LISTED ENTRIES –
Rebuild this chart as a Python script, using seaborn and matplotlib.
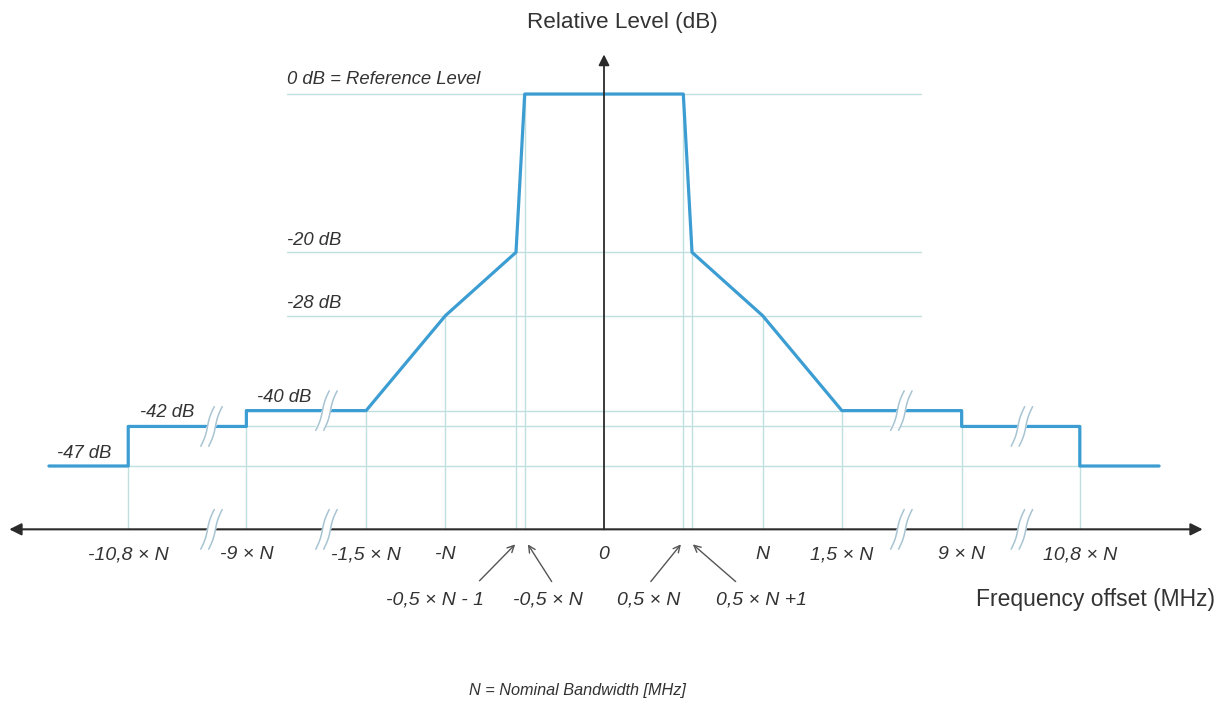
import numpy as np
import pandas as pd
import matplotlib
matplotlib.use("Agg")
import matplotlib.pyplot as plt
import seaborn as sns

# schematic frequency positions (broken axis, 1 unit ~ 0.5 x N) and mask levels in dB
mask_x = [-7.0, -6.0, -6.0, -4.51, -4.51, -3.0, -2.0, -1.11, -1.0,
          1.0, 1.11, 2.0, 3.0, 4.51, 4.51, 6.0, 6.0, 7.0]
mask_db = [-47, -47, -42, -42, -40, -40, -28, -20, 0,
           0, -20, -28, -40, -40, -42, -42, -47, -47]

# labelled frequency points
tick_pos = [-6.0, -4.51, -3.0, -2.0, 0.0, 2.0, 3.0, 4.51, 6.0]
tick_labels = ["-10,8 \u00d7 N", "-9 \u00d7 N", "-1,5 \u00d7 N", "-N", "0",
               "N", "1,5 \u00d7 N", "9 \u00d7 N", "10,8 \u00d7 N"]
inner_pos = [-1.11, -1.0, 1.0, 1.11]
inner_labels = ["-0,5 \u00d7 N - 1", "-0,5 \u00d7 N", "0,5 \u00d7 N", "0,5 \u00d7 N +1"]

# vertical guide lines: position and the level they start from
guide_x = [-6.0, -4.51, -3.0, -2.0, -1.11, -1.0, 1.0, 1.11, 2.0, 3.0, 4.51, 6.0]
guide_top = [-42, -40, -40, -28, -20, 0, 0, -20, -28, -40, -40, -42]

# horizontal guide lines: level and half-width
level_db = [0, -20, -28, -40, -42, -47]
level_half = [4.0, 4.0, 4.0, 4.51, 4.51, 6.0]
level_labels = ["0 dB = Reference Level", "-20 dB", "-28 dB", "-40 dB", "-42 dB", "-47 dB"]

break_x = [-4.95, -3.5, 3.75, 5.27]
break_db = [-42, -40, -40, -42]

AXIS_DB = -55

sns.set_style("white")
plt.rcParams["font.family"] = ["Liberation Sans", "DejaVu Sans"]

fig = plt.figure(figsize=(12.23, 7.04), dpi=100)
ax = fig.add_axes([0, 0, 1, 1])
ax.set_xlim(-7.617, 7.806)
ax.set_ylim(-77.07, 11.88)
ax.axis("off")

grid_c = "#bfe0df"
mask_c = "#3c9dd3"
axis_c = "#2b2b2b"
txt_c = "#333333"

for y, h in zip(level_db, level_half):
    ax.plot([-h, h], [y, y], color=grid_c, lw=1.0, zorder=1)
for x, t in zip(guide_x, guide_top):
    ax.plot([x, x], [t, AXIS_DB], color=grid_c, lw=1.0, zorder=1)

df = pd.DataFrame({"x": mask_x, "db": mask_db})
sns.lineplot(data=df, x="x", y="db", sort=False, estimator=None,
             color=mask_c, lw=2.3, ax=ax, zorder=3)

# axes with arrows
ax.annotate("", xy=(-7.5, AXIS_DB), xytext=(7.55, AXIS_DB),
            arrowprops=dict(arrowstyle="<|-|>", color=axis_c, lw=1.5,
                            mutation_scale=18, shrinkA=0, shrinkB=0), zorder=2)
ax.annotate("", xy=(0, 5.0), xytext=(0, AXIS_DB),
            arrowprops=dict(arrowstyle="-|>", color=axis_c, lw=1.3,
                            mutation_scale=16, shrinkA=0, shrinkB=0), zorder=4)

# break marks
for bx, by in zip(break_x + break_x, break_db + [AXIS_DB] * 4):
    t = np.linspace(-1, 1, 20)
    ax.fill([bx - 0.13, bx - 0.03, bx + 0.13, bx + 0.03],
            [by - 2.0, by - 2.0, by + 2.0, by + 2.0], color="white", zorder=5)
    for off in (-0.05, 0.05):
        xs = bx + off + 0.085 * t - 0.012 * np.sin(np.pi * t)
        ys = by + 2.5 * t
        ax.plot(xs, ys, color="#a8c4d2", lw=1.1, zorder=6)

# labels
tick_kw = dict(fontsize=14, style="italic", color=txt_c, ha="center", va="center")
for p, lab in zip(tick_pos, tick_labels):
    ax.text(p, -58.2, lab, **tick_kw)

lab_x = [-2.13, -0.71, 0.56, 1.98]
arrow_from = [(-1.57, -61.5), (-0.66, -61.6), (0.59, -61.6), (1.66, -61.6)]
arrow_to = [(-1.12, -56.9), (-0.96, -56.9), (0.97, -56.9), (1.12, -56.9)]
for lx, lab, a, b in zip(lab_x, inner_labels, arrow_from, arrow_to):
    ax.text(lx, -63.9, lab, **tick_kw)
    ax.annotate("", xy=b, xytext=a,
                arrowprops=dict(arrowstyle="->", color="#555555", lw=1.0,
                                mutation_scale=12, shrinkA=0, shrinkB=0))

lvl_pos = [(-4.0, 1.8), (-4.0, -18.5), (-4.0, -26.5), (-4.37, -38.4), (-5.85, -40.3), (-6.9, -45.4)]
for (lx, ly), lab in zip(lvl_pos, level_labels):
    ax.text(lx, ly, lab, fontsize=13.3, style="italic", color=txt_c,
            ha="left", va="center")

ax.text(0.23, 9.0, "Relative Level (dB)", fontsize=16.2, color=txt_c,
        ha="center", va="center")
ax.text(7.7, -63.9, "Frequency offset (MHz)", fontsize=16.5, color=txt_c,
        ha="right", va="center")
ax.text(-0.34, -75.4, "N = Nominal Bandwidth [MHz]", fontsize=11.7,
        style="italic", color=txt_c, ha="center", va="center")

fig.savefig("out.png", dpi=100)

==

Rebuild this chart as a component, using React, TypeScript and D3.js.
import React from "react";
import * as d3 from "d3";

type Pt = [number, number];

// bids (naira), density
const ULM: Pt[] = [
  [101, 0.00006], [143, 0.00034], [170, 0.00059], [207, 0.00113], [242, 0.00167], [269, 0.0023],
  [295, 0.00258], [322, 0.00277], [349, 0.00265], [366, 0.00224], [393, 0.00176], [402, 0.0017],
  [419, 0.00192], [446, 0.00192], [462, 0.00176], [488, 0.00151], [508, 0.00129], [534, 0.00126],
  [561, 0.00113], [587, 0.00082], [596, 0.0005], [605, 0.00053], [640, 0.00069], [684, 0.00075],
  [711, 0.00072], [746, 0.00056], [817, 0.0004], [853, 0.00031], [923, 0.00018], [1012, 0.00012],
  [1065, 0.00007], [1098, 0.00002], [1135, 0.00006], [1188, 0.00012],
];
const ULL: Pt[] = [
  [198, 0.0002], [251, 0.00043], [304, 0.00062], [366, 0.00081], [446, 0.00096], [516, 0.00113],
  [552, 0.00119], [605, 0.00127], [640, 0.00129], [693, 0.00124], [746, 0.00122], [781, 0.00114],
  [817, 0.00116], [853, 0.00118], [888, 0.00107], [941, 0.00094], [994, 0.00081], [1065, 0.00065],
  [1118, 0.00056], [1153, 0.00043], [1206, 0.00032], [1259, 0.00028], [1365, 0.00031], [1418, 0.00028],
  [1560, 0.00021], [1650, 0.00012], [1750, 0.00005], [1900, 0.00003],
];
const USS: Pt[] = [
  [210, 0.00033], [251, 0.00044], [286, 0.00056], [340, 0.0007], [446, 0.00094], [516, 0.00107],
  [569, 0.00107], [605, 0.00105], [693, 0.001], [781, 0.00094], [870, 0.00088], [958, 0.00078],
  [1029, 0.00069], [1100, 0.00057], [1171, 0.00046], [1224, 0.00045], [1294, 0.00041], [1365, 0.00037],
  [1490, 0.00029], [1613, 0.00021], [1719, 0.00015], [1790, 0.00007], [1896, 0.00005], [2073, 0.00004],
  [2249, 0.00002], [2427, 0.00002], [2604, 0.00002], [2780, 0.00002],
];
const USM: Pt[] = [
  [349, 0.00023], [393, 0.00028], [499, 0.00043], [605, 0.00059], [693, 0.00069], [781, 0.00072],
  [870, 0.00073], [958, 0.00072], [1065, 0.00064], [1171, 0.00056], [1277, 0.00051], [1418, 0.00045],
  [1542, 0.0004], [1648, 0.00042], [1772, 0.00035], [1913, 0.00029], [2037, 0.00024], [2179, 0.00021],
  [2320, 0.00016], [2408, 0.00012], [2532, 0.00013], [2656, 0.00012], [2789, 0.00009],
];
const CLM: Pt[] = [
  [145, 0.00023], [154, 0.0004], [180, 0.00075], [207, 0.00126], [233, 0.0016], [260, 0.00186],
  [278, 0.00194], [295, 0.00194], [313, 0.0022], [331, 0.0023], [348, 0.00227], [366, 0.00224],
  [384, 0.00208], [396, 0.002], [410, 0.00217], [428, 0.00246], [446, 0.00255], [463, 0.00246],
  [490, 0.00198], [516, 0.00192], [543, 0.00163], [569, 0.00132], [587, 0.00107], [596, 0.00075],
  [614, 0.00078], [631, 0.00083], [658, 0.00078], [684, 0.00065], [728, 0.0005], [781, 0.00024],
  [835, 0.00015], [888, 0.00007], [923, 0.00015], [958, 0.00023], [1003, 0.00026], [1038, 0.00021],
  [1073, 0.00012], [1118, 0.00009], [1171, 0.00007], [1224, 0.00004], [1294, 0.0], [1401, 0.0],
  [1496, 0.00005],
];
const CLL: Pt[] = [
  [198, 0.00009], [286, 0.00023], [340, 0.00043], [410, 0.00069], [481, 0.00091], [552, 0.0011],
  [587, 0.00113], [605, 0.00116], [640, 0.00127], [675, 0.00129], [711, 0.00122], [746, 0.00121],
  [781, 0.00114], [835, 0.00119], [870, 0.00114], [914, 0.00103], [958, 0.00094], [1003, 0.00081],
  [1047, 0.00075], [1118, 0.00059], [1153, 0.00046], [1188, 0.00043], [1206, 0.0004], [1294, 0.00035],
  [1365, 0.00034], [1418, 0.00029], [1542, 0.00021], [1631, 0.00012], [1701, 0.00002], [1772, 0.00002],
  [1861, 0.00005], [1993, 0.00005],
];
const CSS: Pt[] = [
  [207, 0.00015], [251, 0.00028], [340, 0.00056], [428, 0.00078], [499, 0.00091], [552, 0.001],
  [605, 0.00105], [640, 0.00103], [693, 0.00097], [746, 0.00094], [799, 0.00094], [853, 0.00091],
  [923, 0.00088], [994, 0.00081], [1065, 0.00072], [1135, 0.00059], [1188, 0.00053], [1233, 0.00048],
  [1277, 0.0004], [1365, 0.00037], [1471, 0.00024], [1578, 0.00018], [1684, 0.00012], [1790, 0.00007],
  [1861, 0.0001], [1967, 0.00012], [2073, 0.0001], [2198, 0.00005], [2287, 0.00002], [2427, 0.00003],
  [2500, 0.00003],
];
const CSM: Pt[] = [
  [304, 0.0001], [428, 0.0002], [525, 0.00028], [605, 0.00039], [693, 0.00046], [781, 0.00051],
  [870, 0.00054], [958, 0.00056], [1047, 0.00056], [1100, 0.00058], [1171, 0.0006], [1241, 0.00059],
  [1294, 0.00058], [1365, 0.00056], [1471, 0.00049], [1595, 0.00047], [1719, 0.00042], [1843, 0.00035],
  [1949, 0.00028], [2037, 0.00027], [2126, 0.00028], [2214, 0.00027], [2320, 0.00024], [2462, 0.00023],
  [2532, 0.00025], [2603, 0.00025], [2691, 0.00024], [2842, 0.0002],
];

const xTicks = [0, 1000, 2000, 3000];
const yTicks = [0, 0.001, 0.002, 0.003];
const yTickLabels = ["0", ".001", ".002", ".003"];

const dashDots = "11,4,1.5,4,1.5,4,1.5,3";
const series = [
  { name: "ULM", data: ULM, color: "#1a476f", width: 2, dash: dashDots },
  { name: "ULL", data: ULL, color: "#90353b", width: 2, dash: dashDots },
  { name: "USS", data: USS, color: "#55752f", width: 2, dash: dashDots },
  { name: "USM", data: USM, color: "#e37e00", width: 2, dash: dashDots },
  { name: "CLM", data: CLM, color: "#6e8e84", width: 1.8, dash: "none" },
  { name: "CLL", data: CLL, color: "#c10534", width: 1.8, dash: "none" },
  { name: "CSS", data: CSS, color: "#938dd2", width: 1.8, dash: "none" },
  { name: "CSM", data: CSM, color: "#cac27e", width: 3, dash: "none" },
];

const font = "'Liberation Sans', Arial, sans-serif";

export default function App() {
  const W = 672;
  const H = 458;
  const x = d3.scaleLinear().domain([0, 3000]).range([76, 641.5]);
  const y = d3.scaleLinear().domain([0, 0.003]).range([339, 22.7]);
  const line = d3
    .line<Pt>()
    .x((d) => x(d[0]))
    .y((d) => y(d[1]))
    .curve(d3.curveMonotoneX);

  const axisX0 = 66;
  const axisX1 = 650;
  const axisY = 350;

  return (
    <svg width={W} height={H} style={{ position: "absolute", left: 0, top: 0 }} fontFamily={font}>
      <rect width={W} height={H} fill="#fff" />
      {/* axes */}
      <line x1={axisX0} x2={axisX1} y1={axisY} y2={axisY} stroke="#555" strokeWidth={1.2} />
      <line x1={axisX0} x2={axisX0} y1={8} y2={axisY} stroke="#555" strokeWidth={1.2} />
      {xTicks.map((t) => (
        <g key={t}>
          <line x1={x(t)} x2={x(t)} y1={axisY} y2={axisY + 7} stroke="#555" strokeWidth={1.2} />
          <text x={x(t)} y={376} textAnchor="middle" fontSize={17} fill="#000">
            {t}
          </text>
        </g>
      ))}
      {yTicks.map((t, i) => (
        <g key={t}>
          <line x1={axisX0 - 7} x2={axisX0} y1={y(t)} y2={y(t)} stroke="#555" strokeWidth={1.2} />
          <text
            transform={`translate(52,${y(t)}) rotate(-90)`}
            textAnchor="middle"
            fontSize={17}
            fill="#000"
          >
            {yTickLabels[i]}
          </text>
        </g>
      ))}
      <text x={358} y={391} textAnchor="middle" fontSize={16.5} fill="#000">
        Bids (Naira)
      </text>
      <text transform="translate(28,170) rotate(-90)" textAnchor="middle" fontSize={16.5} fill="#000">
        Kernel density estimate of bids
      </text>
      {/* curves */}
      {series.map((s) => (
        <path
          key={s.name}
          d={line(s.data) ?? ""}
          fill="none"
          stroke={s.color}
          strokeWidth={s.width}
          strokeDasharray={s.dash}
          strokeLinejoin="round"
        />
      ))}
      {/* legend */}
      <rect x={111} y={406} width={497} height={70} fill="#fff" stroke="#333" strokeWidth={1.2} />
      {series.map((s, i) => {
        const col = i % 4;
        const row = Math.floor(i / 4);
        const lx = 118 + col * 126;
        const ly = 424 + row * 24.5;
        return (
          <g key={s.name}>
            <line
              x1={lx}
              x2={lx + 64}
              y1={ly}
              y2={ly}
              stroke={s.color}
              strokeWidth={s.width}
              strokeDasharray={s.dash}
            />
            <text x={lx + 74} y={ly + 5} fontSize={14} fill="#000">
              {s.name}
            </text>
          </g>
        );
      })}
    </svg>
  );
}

THE PROBLEM – Leave the pictures aside and restate exactly the lines from the one containing "Rebuild this chart as a Python" to the one containing "import seaborn as sns", those two lines included.

FINISHED EXERCISE –
Rebuild this chart as a Python script, using seaborn and matplotlib.
import numpy as np
import pandas as pd
import matplotlib
matplotlib.use("Agg")
import matplotlib.pyplot as plt
import seaborn as sns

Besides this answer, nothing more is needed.